Политика как театр

Предлагаем вашему вниманию стенограмму первой дискуссии в рамках проекта «Понять Россию». В ходе дискуссии велась аудиозапись маленьким ручным диктофоном, но не весь вечер, и её качество оставляло желать лучшего, но с некоторыми потерями была расшифрована. Публикуется она впервые, перед публикацией отредактирована.

Одновременно с дискуссией в зале была проведена выставка работ кемеровского фотохудожника Николая Бахарева. На выставке демонстрировались фотографии кузбасских горожан позднего советского времени. Выставка была организована Центром «Стратегия» совместно с РосИЗО.

О содержании проекта можно прочитать здесь.

13 апреля 1999 г.

Докладчик: Александр Гельман

Сравнение жизни с театром старо, как мир. Уподобление политики театру так же достаточно широко распространенно, выражение «политическая сцена» давным-давно стало расхожим.
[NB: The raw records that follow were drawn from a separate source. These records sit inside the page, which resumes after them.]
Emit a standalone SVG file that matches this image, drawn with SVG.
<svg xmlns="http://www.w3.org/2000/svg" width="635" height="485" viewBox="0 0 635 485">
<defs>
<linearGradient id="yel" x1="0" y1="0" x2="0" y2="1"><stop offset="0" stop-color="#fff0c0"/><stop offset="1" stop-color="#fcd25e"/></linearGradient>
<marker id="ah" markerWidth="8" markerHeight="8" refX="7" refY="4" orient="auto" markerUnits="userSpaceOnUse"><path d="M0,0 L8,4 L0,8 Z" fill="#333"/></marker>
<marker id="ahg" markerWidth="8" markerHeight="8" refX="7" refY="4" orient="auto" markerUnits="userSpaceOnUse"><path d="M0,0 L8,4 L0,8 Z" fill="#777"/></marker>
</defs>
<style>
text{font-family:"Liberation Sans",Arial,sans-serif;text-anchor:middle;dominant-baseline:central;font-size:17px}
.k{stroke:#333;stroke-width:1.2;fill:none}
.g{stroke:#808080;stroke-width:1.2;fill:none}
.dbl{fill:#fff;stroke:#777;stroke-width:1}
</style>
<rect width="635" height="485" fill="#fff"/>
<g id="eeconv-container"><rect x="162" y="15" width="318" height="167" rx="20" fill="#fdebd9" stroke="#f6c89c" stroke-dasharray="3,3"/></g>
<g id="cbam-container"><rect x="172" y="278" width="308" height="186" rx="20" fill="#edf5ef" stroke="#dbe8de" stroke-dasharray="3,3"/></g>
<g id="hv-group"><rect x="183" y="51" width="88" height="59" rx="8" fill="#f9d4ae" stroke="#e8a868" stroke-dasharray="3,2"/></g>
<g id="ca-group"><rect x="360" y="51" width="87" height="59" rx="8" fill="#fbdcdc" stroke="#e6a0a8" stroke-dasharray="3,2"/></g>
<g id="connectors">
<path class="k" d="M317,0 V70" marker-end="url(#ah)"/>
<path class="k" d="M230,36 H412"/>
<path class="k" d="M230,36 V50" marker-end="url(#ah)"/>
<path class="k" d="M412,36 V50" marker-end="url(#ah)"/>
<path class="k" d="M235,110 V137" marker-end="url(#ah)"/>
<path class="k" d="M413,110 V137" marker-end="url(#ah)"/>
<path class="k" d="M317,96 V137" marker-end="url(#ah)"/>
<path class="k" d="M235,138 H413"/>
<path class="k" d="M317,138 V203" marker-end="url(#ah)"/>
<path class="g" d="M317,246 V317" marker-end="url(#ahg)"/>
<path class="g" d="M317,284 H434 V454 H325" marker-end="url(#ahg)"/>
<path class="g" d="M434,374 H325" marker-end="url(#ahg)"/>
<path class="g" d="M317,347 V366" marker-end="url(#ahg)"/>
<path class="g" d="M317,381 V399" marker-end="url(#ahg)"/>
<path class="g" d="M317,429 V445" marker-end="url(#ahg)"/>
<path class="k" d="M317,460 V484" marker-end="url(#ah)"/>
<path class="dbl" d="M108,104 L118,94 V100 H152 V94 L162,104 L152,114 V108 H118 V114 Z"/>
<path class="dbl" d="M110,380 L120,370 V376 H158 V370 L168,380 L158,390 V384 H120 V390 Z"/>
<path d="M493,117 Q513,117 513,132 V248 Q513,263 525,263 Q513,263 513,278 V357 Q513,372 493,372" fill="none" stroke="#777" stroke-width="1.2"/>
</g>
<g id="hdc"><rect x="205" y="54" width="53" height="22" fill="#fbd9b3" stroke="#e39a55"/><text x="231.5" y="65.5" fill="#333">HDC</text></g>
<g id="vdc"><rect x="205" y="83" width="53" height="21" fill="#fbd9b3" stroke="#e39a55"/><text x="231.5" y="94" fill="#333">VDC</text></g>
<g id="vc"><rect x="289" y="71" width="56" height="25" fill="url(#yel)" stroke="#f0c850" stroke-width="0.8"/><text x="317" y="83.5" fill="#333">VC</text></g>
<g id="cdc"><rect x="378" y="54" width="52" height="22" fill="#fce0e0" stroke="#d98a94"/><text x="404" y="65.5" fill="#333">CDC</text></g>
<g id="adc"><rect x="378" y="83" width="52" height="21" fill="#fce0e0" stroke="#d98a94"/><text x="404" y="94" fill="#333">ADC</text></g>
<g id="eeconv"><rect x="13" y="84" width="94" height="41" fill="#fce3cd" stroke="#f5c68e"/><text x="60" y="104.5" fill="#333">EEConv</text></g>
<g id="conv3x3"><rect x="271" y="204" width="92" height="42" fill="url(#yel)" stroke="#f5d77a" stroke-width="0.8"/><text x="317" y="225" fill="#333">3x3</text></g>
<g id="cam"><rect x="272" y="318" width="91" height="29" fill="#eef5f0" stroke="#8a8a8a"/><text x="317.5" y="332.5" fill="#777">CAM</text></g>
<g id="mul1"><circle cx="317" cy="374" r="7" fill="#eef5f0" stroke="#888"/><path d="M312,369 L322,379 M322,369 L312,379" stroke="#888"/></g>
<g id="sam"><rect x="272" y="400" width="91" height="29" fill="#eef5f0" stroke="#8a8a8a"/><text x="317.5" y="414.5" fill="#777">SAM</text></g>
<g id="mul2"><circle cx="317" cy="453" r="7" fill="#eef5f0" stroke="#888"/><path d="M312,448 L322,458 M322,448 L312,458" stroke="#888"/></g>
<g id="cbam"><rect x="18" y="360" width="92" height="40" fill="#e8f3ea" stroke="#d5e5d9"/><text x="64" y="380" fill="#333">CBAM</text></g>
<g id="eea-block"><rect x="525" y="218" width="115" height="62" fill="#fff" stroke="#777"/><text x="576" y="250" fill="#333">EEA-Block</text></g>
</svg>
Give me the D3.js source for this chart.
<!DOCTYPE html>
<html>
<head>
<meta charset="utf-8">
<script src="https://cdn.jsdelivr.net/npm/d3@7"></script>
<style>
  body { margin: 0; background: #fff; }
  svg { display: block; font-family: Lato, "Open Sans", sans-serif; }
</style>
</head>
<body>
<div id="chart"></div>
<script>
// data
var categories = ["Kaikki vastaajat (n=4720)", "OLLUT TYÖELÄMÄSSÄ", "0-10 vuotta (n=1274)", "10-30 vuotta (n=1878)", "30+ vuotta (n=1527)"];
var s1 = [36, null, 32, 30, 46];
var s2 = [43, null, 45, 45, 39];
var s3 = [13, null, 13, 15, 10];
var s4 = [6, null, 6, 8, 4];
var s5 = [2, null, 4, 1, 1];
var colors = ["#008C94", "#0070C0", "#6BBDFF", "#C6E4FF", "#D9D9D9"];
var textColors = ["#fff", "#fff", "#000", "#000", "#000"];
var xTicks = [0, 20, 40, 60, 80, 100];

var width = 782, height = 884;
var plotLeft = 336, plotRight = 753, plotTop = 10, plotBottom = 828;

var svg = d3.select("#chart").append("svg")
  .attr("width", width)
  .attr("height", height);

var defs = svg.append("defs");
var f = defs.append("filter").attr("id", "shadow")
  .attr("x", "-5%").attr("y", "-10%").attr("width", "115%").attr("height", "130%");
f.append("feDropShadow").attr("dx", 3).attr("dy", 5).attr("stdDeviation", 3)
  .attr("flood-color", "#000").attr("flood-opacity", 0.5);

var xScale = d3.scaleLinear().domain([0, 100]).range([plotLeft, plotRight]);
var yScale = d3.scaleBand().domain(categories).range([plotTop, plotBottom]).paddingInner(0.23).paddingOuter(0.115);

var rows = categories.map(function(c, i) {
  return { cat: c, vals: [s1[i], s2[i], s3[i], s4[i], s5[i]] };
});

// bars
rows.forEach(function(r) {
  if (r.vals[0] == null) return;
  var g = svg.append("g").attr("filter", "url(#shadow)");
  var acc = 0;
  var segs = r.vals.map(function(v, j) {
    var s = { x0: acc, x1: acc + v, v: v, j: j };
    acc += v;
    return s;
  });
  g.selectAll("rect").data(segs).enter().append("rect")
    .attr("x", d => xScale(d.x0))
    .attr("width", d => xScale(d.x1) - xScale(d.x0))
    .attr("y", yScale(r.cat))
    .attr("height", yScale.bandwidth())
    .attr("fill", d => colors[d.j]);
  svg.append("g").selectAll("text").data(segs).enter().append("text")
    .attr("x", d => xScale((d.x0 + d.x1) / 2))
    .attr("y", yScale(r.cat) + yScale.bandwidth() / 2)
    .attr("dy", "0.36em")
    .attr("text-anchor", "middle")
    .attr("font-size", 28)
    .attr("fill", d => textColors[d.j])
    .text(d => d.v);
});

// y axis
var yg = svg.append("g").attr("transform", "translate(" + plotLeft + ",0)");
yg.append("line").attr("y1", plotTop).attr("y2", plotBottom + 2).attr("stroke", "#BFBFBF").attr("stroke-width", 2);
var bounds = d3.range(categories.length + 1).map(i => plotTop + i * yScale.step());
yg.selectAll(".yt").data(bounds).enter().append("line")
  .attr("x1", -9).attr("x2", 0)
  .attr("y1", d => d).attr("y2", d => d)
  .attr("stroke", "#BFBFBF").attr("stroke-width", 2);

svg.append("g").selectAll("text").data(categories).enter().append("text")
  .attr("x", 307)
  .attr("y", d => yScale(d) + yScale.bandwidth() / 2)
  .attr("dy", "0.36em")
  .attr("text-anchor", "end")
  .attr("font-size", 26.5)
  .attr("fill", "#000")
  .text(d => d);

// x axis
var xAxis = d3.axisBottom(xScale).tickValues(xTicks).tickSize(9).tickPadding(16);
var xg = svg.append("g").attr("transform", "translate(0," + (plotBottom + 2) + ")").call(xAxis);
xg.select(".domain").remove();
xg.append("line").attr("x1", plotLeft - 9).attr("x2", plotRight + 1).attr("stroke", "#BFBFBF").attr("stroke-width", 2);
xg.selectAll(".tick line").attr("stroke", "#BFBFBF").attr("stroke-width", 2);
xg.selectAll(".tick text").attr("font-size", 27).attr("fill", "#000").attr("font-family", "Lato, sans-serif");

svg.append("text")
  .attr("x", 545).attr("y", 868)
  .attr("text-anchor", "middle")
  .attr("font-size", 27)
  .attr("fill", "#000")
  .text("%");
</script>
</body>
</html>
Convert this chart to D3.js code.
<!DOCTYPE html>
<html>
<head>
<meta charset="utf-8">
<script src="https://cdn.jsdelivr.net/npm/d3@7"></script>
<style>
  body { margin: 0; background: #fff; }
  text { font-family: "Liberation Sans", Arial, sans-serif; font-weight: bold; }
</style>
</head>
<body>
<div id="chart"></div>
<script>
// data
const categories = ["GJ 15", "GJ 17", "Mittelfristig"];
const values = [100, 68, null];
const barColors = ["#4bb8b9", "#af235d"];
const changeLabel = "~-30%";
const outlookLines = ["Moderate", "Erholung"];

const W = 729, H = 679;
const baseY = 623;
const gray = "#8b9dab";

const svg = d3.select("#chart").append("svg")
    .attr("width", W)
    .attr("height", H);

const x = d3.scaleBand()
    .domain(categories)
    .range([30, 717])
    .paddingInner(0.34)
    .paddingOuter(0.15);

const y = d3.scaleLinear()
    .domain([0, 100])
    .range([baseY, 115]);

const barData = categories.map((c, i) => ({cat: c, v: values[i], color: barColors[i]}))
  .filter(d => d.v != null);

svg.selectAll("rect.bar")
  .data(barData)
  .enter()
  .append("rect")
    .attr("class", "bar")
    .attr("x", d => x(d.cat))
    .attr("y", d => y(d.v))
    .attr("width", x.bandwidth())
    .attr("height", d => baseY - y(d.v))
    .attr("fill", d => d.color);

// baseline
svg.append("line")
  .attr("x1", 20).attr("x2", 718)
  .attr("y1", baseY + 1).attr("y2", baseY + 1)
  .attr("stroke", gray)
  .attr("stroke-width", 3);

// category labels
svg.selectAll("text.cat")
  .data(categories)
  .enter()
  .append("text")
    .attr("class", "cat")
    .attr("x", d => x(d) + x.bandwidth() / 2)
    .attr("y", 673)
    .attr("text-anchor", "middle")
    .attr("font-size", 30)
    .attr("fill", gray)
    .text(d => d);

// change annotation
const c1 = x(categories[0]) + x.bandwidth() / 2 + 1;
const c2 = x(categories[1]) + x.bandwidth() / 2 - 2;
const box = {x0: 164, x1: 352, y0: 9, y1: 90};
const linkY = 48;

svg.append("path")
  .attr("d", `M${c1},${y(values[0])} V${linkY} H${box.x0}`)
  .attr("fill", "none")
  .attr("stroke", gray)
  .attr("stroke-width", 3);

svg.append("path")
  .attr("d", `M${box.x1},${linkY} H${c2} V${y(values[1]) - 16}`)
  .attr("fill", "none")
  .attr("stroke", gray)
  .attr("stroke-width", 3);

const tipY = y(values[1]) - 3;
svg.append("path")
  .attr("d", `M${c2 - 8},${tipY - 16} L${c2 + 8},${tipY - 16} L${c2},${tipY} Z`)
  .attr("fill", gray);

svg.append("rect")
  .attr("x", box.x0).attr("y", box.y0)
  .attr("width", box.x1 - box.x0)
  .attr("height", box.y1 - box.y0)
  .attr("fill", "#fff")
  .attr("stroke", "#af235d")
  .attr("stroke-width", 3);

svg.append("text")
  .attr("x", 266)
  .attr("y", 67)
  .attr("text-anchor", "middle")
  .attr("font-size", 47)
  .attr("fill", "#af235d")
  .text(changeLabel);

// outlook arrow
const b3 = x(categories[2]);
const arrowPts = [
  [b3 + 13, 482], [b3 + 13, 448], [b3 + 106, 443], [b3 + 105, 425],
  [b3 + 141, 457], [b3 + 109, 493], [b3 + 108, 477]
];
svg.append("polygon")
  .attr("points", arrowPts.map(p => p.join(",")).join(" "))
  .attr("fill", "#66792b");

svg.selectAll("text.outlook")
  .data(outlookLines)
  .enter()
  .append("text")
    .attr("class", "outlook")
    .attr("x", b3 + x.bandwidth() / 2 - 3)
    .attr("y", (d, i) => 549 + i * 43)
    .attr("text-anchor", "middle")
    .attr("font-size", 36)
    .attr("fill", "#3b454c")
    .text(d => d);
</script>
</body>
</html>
Не является новостью также и то, что многие политики-популисты используют актёрские приемы для обольщения избирателей.

Однако тот театр политики, который возник почти 15 лет назад в СССР и получил в дальнейшем широкое развитие в России (как, впрочем, и в других бывших союзных республиках) — это совершенно особенное театральное явление.

Это театр свободы после десятилетий несвободы. 

Многие годы у нас был только один выдающий артист — Иосиф Джугашвили по прозвищу Сталин. При нём, да и после него ещё 30 лет, занавес на политической сцене всегда был опущен. А когда он изредка поднимался, мы видели одну и туже мизансцену — члены политбюро на трибуне мавзолея. Однако наша жажда перемен была так велика и неукротима, что даже в этой жалкой картинке, замечая малейшие перестановки в аранжировках верховных властителей, мы каждый раз находили намёки на какие-то перемены, на какие-то новые тенденции.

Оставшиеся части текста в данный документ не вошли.